Create opportunities for day-to-day mental health care

Studies show that psychological stressors at work – including low social support, inability to influence a person’s work environment, and high demands – are directly linked with increased sickness and absence due to diagnosed mental disorders. Fortunately, the opposite is also true: Employees who feel supported by their employer with their mental health overall are about 50% less likely to report mental health symptoms lasting five to 12 months. Here are three ways organizations can promote suicide prevention in the workplace.

Make behavioral health services accessible

Providing convenient access to both in-person and virtual counseling appointments can make sure that employees can seek out professional help long-term, no matter how far they are from the office or work site. For dispersed workforces and dependent populations, digital access especially can mean the difference between feeling supported during crisis versus isolated and alone.

Implement and publicize Employee Assistance Programs (EAPs)

For crisis situations, Employee Assistance Programs (EAPs) are short-term, typically no-cost intervention programs for immediate challenges including addiction, grief support, and financial counseling. By providing organization-wide resources that address stress factors outside the workplace, employers can clear the path to deescalate some of the top circumstances that increase suicide risk.

Encourage a work culture of emotional wellbeing

According to the U.S. Surgeon General’s Framework for Mental Health & Wellbeing, the five greatest predictors of emotional wellbeing at work are protection from harm, connection and community, work-life harmony, a sense of mattering at work, and opportunities for growth. By destigmatizing conversations around mental health and supporting it through efforts like designated mental health days, time for therapy during the workday, and training for people leaders, organizations can support their employees through the good and bad times.

What we’re doing at Premise

At Premise, our providers are making a difference in our members’ lives every day, in big and little ways. We feel that it’s our job to make sure that all our behavioral health providers across the country feel confident and prepared when they interact with their patients having suicidal thoughts. We’re tackling that in a few specific ways:

CAMS suicide prevention training

Suicide can be challenging to diagnose and treat, which is why we’re now requiring training for our Premise behavioral health providers – Collaborative Assessment and Management of Suicidality training, or CAMS. This framework gives providers the training and confidence to interact with a person who has suicidal thoughts and provide an evidenced-based treatment to keep them safe while managing and improving symptoms. Providers and patients collaborate over multiple meetings, working to identify the “drivers” that compel the person to take their life. This means that no matter how our members choose to access mental healthcare – virtually or in-person – they can work together with their provider to reduce stress, hopelessness, and suicidal ideation while increasing hope.

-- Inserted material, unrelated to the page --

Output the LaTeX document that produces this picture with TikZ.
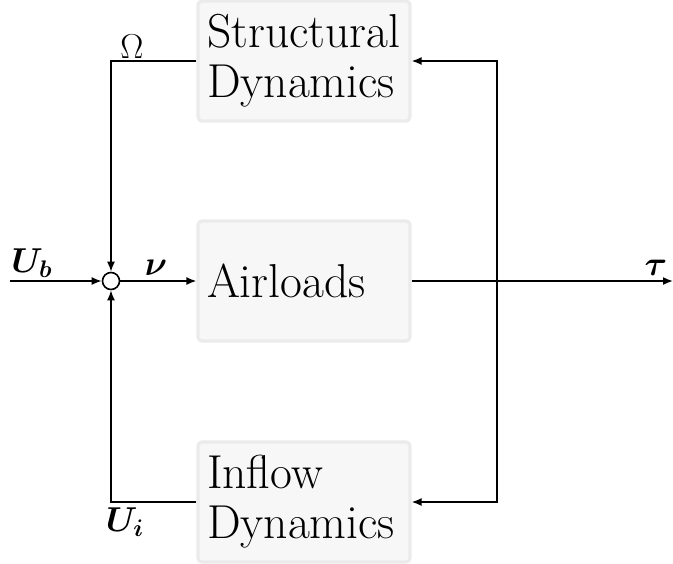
\documentclass[tikz,border=0pt]{standalone}
\usepackage{amsmath,bm}
\usetikzlibrary{arrows.meta}
\definecolor{boxfill}{HTML}{F7F7F7}
\definecolor{boxedge}{HTML}{EBEBEB}
\begin{document}
\begin{tikzpicture}[x=0.5pt,y=-0.5pt,
  block/.style={draw=boxedge, fill=boxfill, line width=1.6pt, rounded corners=2pt,
    minimum width=106pt, minimum height=60pt, text width=97pt, align=left,
    inner sep=0pt, font=\fontsize{23.8}{25}\selectfont},
  sig/.style={line width=0.8pt, -{Latex[length=5pt,width=4pt]}},
  lbl/.style={font=\fontsize{16.5}{18}\selectfont}]
\useasboundingbox (0,0) rectangle (673,563);

% blocks
\node[block] (struct) at (304,61) {Structural\\Dynamics};
\node[block] (air) at (304,281) {Airloads};
\node[block] (inflow) at (304,502) {Inflow\\Dynamics};

% summing junction
\node[draw, circle, line width=0.8pt, minimum size=8.5pt, inner sep=0pt] (sum) at (111,281) {};

% free ends and branch point
\coordinate (in) at (10,281);
\coordinate (out) at (673,281);
\coordinate (split) at (497,281);

% signal paths
\draw[sig] (in) -- (sum);
\draw[sig] (sum) -- (sum -| air.west);
\draw[sig] (struct.west) -| (sum.north);
\draw[sig] (inflow.west) -| (sum.south);
\draw[sig] (air.east |- out) -- (out);
\draw[sig] (split) |- (struct.east);
\draw[sig] (split) |- (inflow.east);

% labels
\node[lbl] (lomega) at (132,47) {$\Omega$};
\node[lbl] (lub) at (32,263) {$\bm{U_b}$};
\node[lbl] (lnu) at (156,268) {$\bm{\nu}$};
\node[lbl] (ltau) at (656,268) {$\bm{\tau}$};
\node[lbl] (lui) at (125,522) {$\bm{U_i}$};
\end{tikzpicture}
\end{document}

Our current behavioral health providers have a year to become CAMS certified. Moving forward, any new providers delivering behavioral health will have a year to complete it once they become employed. This method is proven to reduce suicidal ideation in as little as six sessions with a trained provider and can reduce emergency department visits.

Technology-enabled intervention

In addition to this impactful training, we have also worked closely with our EHR partner, Epic, to create and implement a “smart form” in their platform for this evidenced-based suicidal intervention. The form fosters a more personal approach to supporting our members instead of sending them to the hospital for care. It will be available soon to any provider trained in CAMS working within the platform, even outside of Premise.

Continuity of care

With all Premise providers utilizing training from the same CAMS framework, receiving behavioral health care will be even more seamless for employees and their families. Whether members get treatment through immediate intervention or an in-person follow-up, this continuity of care is not only valuable for an employees’ wellbeing, but it also keeps them out of emergency rooms and reduces medical spend.

It takes everyone – including employers, providers, and coworkers – to prevent suicide in the United States. We don’t always know who’s struggling, but there’s always something we can do to help – whether in-person or virtually.